Freedom of Information Act (FOIA)

requests are processed by the Office of the General Counsel, FOIA Unit,

in EOIR. In order to process a voluminous amount of records, EOIR hired

two full-time contractors as well as one additional part-time student. The

staff is usually composed of one part-time student and four full-time workers.

The FOIA Unit worked overtime on weekends in addition to discharging many

other duties. The FOIA Unit also used two volunteer staff members within

other sections of the Office of the General Counsel in processing FOIA requests.

The FOIA Unit resources also include the use of several attorneys for guidance

on possible litigation-related issues. These added resources were essential

in attaining the goal of processing the FOIA requests within 25 days as

a statistical median.


Office of Community Oriented

Policing Services (COPS)

COPS has significantly improved

its median response time over the past three years, from 19 days in FY 2001,

to 13 days in FY 2002, and only 8 days in FY 2003. This decrease is attributed

to its ability to respond to FOIA requests by searching the COPS database

and sometimes sending voluminous data to requesters via e-mail. This has

been a very effective and timely way to respond to requesters seeking a

"customized" computer listing of COPS grant awards. COPS's requesters have

been grateful to receive responses in this fashion.


Office of Professional Responsibility

(OPR)

During FY 2003, OPR's delegation

of denial authority was changed due to a retirement. While the individual

who retired had considerable FOIA/PA experience, his replacement does as

well. The new designee previously was the initial reviewer prior to final

review and disclosure. OPR has eliminated one review level, which should

increase response time and reduce OPR's backlog in the coming fiscal year.

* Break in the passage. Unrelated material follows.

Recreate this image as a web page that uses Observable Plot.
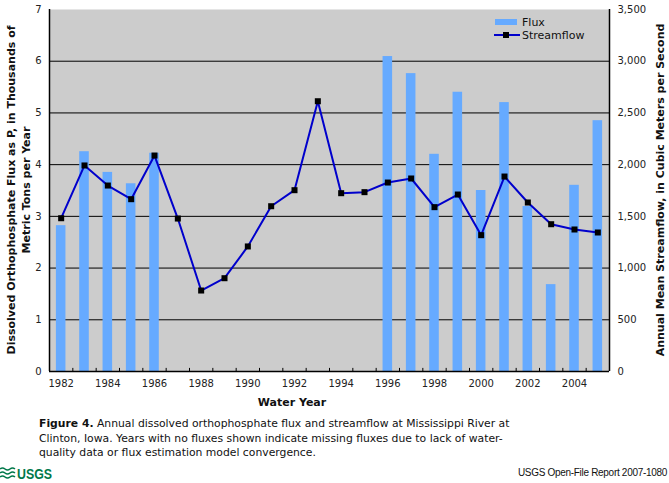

OPR's multi-track processing

system has been working well and has been an important feature in maintaining

consistency with its backlog and in effecting a reduction in the overall

median number of days to process FOIA/PA requests. The multi-track processing

system has also been instrumental in OPR's ability to respond to increased

processing demands. OPR experienced a 38.8% increase in FOIA/PA requests

from 90 requests in FY 2002 to 125 in FY 2003, while maintaining a consistent

backlog level and improving the overall processing time. By comparison,

OPR carried over 26 pending FOIA/PA requests from FY 2002 and is carrying

over 27 FOIA/PA requests from FY 2003 in spite of the increased processing

demand. The median number of days to process 90 FOIA/PA requests in FY 2002

was 36 days, while the median number of days to process the 125 FOIA/PA

requests in FY 2003 was only 22 days.

United States Parole Commission

(USPC)

The following efforts were made

to improve timeliness of FOIA performance: hiring several part-time students;

providing additional in-house training; and working with requesters to narrow

the scopes of requests in order to avoid fees.

*

During FY 2003, the former Immigration and Naturalization Service was made part

of the newly created Department of Homeland Security. The Bureau of Alcohol,

Tobacco and Firearms became part of the Department of Justice. See FOIA Post,

"Annual Report Guidance for DHS-Related Agencies" (posted 8/8/03). The overall volume

of FOIA/PA requests received and processed by the Department decreased accordingly.